Stored data |
^^^^^^^^

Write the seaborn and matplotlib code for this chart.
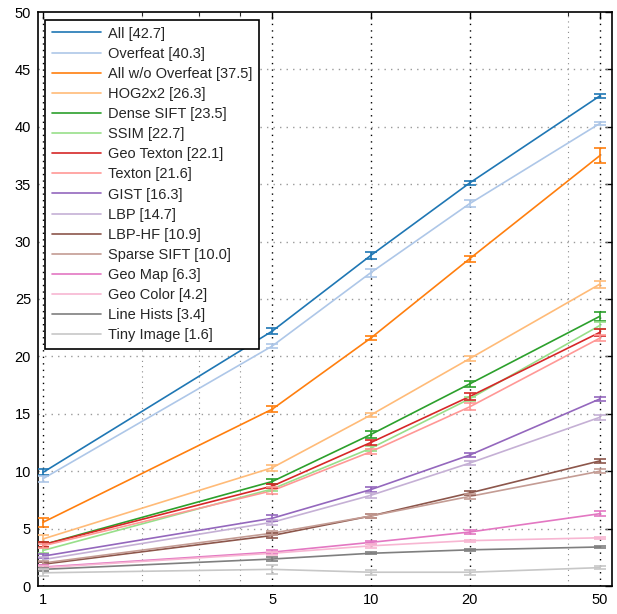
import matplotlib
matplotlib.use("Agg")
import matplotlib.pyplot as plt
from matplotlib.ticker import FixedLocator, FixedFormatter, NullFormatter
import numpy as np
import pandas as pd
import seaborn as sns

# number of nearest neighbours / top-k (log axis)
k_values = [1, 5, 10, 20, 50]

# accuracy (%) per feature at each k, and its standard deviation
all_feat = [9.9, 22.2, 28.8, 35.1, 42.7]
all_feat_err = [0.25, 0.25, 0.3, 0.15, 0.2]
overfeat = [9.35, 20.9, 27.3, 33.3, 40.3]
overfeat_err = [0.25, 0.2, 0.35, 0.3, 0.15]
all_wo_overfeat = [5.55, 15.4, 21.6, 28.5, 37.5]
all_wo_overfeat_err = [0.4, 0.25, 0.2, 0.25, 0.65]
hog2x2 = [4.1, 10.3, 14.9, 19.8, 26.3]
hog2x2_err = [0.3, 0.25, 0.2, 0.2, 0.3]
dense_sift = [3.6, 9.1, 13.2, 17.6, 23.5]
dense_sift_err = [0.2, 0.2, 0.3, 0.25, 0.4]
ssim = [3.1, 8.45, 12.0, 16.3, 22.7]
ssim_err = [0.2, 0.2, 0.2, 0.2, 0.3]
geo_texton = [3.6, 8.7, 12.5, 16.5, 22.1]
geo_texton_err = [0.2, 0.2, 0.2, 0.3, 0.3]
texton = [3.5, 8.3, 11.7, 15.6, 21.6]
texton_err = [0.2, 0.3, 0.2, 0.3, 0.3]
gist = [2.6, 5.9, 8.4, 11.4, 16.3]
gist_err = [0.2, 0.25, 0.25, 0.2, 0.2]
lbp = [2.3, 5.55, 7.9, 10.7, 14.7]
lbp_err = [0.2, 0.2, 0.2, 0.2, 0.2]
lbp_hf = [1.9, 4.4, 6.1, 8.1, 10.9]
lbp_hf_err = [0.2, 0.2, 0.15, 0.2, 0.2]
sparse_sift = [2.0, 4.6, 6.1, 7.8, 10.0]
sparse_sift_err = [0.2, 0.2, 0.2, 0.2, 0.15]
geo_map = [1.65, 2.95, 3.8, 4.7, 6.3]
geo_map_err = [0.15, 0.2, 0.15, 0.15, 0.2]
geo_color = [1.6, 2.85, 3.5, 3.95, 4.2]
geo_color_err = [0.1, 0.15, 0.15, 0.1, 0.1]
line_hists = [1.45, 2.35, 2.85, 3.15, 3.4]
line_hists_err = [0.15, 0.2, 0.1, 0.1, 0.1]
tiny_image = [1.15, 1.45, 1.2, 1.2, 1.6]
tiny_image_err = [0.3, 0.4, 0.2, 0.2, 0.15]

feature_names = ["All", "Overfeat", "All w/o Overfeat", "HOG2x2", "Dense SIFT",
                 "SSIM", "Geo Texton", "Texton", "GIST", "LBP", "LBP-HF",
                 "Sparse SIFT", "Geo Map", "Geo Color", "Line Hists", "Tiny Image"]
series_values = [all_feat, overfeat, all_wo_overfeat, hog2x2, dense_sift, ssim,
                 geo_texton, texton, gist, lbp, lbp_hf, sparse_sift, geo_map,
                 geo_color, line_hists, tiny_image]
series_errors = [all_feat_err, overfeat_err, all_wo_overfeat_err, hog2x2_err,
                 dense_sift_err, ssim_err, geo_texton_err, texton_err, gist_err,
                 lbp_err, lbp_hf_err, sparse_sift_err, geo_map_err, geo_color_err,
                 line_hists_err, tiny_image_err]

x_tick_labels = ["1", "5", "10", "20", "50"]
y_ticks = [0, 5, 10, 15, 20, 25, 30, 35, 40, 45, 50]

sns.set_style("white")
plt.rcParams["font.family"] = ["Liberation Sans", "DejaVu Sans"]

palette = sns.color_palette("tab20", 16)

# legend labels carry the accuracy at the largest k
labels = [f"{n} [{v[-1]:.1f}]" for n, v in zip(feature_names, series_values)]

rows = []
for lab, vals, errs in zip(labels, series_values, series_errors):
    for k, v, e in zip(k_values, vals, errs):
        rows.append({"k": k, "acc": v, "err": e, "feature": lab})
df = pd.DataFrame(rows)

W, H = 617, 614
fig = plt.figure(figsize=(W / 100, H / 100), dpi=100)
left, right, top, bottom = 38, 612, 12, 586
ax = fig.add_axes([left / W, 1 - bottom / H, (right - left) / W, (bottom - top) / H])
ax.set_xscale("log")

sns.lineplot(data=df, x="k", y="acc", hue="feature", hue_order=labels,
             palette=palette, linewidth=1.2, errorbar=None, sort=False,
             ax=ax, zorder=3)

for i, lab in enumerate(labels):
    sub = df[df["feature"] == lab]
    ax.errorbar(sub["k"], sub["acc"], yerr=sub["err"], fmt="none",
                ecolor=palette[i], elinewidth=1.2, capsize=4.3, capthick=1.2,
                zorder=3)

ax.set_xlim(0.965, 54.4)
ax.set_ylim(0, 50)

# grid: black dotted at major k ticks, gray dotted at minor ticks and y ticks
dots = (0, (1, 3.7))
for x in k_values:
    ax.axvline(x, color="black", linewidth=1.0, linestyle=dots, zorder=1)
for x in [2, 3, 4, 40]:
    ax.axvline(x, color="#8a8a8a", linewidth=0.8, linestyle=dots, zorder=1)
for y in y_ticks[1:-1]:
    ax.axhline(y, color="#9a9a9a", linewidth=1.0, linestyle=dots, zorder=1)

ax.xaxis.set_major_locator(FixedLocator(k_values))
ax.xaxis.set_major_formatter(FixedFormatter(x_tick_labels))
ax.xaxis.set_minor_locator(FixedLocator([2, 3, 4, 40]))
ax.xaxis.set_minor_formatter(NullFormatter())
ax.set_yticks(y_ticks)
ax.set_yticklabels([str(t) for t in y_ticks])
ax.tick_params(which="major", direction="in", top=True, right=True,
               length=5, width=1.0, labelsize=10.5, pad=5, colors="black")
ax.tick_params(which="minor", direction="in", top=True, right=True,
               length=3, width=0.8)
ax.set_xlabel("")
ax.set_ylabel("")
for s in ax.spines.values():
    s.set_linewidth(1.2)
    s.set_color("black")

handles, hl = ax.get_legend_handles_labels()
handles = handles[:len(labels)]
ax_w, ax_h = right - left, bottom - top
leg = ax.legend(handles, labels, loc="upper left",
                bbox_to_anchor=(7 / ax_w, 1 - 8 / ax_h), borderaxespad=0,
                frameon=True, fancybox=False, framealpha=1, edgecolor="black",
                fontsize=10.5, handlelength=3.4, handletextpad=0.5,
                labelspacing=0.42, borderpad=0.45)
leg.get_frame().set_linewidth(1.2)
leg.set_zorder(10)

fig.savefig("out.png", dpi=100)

^^^^^^^^

Stated problem |
Reproduce each line exactly, please, except for any pictures.

Result below |
Write the seaborn and matplotlib code for this chart.
import matplotlib
matplotlib.use("Agg")
import matplotlib.pyplot as plt
from matplotlib.ticker import FixedLocator, FixedFormatter, NullFormatter
import numpy as np
import pandas as pd
import seaborn as sns

# number of nearest neighbours / top-k (log axis)
k_values = [1, 5, 10, 20, 50]

# accuracy (%) per feature at each k, and its standard deviation
all_feat = [9.9, 22.2, 28.8, 35.1, 42.7]
all_feat_err = [0.25, 0.25, 0.3, 0.15, 0.2]
overfeat = [9.35, 20.9, 27.3, 33.3, 40.3]
overfeat_err = [0.25, 0.2, 0.35, 0.3, 0.15]
all_wo_overfeat = [5.55, 15.4, 21.6, 28.5, 37.5]
all_wo_overfeat_err = [0.4, 0.25, 0.2, 0.25, 0.65]
hog2x2 = [4.1, 10.3, 14.9, 19.8, 26.3]
hog2x2_err = [0.3, 0.25, 0.2, 0.2, 0.3]
dense_sift = [3.6, 9.1, 13.2, 17.6, 23.5]
dense_sift_err = [0.2, 0.2, 0.3, 0.25, 0.4]
ssim = [3.1, 8.45, 12.0, 16.3, 22.7]
ssim_err = [0.2, 0.2, 0.2, 0.2, 0.3]
geo_texton = [3.6, 8.7, 12.5, 16.5, 22.1]
geo_texton_err = [0.2, 0.2, 0.2, 0.3, 0.3]
texton = [3.5, 8.3, 11.7, 15.6, 21.6]
texton_err = [0.2, 0.3, 0.2, 0.3, 0.3]
gist = [2.6, 5.9, 8.4, 11.4, 16.3]
gist_err = [0.2, 0.25, 0.25, 0.2, 0.2]
lbp = [2.3, 5.55, 7.9, 10.7, 14.7]
lbp_err = [0.2, 0.2, 0.2, 0.2, 0.2]
lbp_hf = [1.9, 4.4, 6.1, 8.1, 10.9]
lbp_hf_err = [0.2, 0.2, 0.15, 0.2, 0.2]
sparse_sift = [2.0, 4.6, 6.1, 7.8, 10.0]
sparse_sift_err = [0.2, 0.2, 0.2, 0.2, 0.15]
geo_map = [1.65, 2.95, 3.8, 4.7, 6.3]
geo_map_err = [0.15, 0.2, 0.15, 0.15, 0.2]
geo_color = [1.6, 2.85, 3.5, 3.95, 4.2]
geo_color_err = [0.1, 0.15, 0.15, 0.1, 0.1]
line_hists = [1.45, 2.35, 2.85, 3.15, 3.4]
line_hists_err = [0.15, 0.2, 0.1, 0.1, 0.1]
tiny_image = [1.15, 1.45, 1.2, 1.2, 1.6]
tiny_image_err = [0.3, 0.4, 0.2, 0.2, 0.15]

feature_names = ["All", "Overfeat", "All w/o Overfeat", "HOG2x2", "Dense SIFT",
                 "SSIM", "Geo Texton", "Texton", "GIST", "LBP", "LBP-HF",
                 "Sparse SIFT", "Geo Map", "Geo Color", "Line Hists", "Tiny Image"]
series_values = [all_feat, overfeat, all_wo_overfeat, hog2x2, dense_sift, ssim,
                 geo_texton, texton, gist, lbp, lbp_hf, sparse_sift, geo_map,
                 geo_color, line_hists, tiny_image]
series_errors = [all_feat_err, overfeat_err, all_wo_overfeat_err, hog2x2_err,
                 dense_sift_err, ssim_err, geo_texton_err, texton_err, gist_err,
                 lbp_err, lbp_hf_err, sparse_sift_err, geo_map_err, geo_color_err,
                 line_hists_err, tiny_image_err]

x_tick_labels = ["1", "5", "10", "20", "50"]
y_ticks = [0, 5, 10, 15, 20, 25, 30, 35, 40, 45, 50]

sns.set_style("white")
plt.rcParams["font.family"] = ["Liberation Sans", "DejaVu Sans"]

palette = sns.color_palette("tab20", 16)

# legend labels carry the accuracy at the largest k
labels = [f"{n} [{v[-1]:.1f}]" for n, v in zip(feature_names, series_values)]

rows = []
for lab, vals, errs in zip(labels, series_values, series_errors):
    for k, v, e in zip(k_values, vals, errs):
        rows.append({"k": k, "acc": v, "err": e, "feature": lab})
df = pd.DataFrame(rows)

W, H = 617, 614
fig = plt.figure(figsize=(W / 100, H / 100), dpi=100)
left, right, top, bottom = 38, 612, 12, 586
ax = fig.add_axes([left / W, 1 - bottom / H, (right - left) / W, (bottom - top) / H])
ax.set_xscale("log")

sns.lineplot(data=df, x="k", y="acc", hue="feature", hue_order=labels,
             palette=palette, linewidth=1.2, errorbar=None, sort=False,
             ax=ax, zorder=3)

for i, lab in enumerate(labels):
    sub = df[df["feature"] == lab]
    ax.errorbar(sub["k"], sub["acc"], yerr=sub["err"], fmt="none",
                ecolor=palette[i], elinewidth=1.2, capsize=4.3, capthick=1.2,
                zorder=3)

ax.set_xlim(0.965, 54.4)
ax.set_ylim(0, 50)

# grid: black dotted at major k ticks, gray dotted at minor ticks and y ticks
dots = (0, (1, 3.7))
for x in k_values:
    ax.axvline(x, color="black", linewidth=1.0, linestyle=dots, zorder=1)
for x in [2, 3, 4, 40]:
    ax.axvline(x, color="#8a8a8a", linewidth=0.8, linestyle=dots, zorder=1)
for y in y_ticks[1:-1]:
    ax.axhline(y, color="#9a9a9a", linewidth=1.0, linestyle=dots, zorder=1)

ax.xaxis.set_major_locator(FixedLocator(k_values))
ax.xaxis.set_major_formatter(FixedFormatter(x_tick_labels))
ax.xaxis.set_minor_locator(FixedLocator([2, 3, 4, 40]))
ax.xaxis.set_minor_formatter(NullFormatter())
ax.set_yticks(y_ticks)
ax.set_yticklabels([str(t) for t in y_ticks])
ax.tick_params(which="major", direction="in", top=True, right=True,
               length=5, width=1.0, labelsize=10.5, pad=5, colors="black")
ax.tick_params(which="minor", direction="in", top=True, right=True,
               length=3, width=0.8)
ax.set_xlabel("")
ax.set_ylabel("")
for s in ax.spines.values():
    s.set_linewidth(1.2)
    s.set_color("black")

handles, hl = ax.get_legend_handles_labels()
handles = handles[:len(labels)]
ax_w, ax_h = right - left, bottom - top
leg = ax.legend(handles, labels, loc="upper left",
                bbox_to_anchor=(7 / ax_w, 1 - 8 / ax_h), borderaxespad=0,
                frameon=True, fancybox=False, framealpha=1, edgecolor="black",
                fontsize=10.5, handlelength=3.4, handletextpad=0.5,
                labelspacing=0.42, borderpad=0.45)
leg.get_frame().set_linewidth(1.2)
leg.set_zorder(10)

fig.savefig("out.png", dpi=100)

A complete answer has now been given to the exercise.